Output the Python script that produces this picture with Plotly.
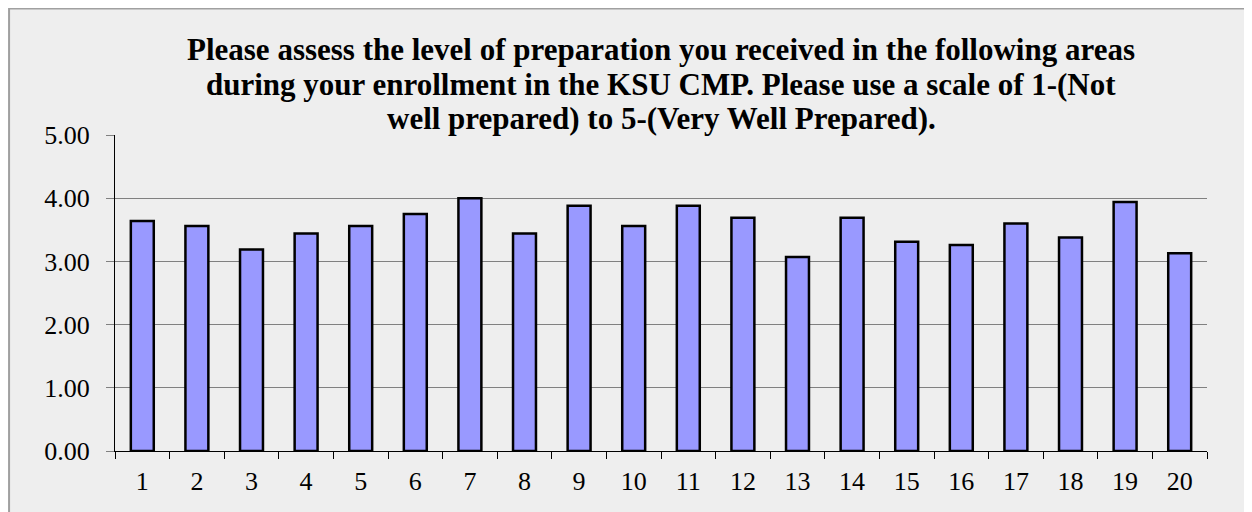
import plotly.graph_objects as go

# survey item numbers and mean ratings
items = [str(i) for i in range(1, 21)]
ratings = [3.64, 3.56, 3.19, 3.44, 3.56, 3.75, 4.00, 3.44, 3.88, 3.56,
           3.88, 3.69, 3.07, 3.69, 3.31, 3.26, 3.60, 3.38, 3.94, 3.13]
y_ticks = [0, 1, 2, 3, 4, 5]

title_lines = [
    "Please assess the level of preparation you received in the following areas",
    "during your enrollment in the KSU CMP. Please use a scale of 1-(Not",
    "well prepared) to 5-(Very Well Prepared).",
]
title_y = [1.272, 1.161, 1.052]

serif = "Liberation Serif, Times New Roman, serif"

fig = go.Figure()
fig.add_trace(
    go.Bar(
        x=items,
        y=ratings,
        marker=dict(color="#9999FF", line=dict(color="#000000", width=2.5)),
        showlegend=False,
    )
)

# chart area border (Excel-style grey frame)
fig.add_shape(
    type="rect", xref="paper", yref="paper",
    x0=-0.097, x1=1.08, y0=-0.25, y1=1.40,
    line=dict(color="#A0A0A0", width=2),
    layer="below",
)

for line, ypos in zip(title_lines, title_y):
    fig.add_annotation(
        text=f"<b>{line}</b>",
        xref="paper", yref="paper", x=0.5, y=ypos,
        xanchor="center", yanchor="middle",
        showarrow=False,
        font=dict(family=serif, size=31, color="#000000"),
    )

fig.update_layout(
    width=1252,
    height=512,
    margin=dict(l=107, r=53, t=127, b=69, pad=0),
    paper_bgcolor="#EEEEEE",
    plot_bgcolor="rgba(0,0,0,0)",
    bargap=0.58,
    font=dict(family=serif, size=26, color="#000000"),
    xaxis=dict(
        type="category",
        tickson="boundaries",
        ticks="outside",
        ticklen=7,
        tickcolor="#000000",
        showline=True,
        linecolor="#000000",
        linewidth=1,
        showgrid=False,
        ticklabelstandoff=7,
    ),
    yaxis=dict(
        range=[0, 5],
        tickvals=y_ticks,
        tickformat=".2f",
        ticks="outside",
        ticklen=8,
        tickcolor="#808080",
        showline=True,
        linecolor="#000000",
        linewidth=1,
        gridcolor="#808080",
        gridwidth=1,
        zeroline=False,
        ticklabelstandoff=11,
    ),
)

fig.write_html("out.html")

::::::

--- The exercise ---
Copy every line of the data exactly as written, excluding the pictures.

--- Finished exercise ---
Output the Python script that produces this picture with Plotly.
import plotly.graph_objects as go

# survey item numbers and mean ratings
items = [str(i) for i in range(1, 21)]
ratings = [3.64, 3.56, 3.19, 3.44, 3.56, 3.75, 4.00, 3.44, 3.88, 3.56,
           3.88, 3.69, 3.07, 3.69, 3.31, 3.26, 3.60, 3.38, 3.94, 3.13]
y_ticks = [0, 1, 2, 3, 4, 5]

title_lines = [
    "Please assess the level of preparation you received in the following areas",
    "during your enrollment in the KSU CMP. Please use a scale of 1-(Not",
    "well prepared) to 5-(Very Well Prepared).",
]
title_y = [1.272, 1.161, 1.052]

serif = "Liberation Serif, Times New Roman, serif"

fig = go.Figure()
fig.add_trace(
    go.Bar(
        x=items,
        y=ratings,
        marker=dict(color="#9999FF", line=dict(color="#000000", width=2.5)),
        showlegend=False,
    )
)

# chart area border (Excel-style grey frame)
fig.add_shape(
    type="rect", xref="paper", yref="paper",
    x0=-0.097, x1=1.08, y0=-0.25, y1=1.40,
    line=dict(color="#A0A0A0", width=2),
    layer="below",
)

for line, ypos in zip(title_lines, title_y):
    fig.add_annotation(
        text=f"<b>{line}</b>",
        xref="paper", yref="paper", x=0.5, y=ypos,
        xanchor="center", yanchor="middle",
        showarrow=False,
        font=dict(family=serif, size=31, color="#000000"),
    )

fig.update_layout(
    width=1252,
    height=512,
    margin=dict(l=107, r=53, t=127, b=69, pad=0),
    paper_bgcolor="#EEEEEE",
    plot_bgcolor="rgba(0,0,0,0)",
    bargap=0.58,
    font=dict(family=serif, size=26, color="#000000"),
    xaxis=dict(
        type="category",
        tickson="boundaries",
        ticks="outside",
        ticklen=7,
        tickcolor="#000000",
        showline=True,
        linecolor="#000000",
        linewidth=1,
        showgrid=False,
        ticklabelstandoff=7,
    ),
    yaxis=dict(
        range=[0, 5],
        tickvals=y_ticks,
        tickformat=".2f",
        ticks="outside",
        ticklen=8,
        tickcolor="#808080",
        showline=True,
        linecolor="#000000",
        linewidth=1,
        gridcolor="#808080",
        gridwidth=1,
        zeroline=False,
        ticklabelstandoff=11,
    ),
)

fig.write_html("out.html")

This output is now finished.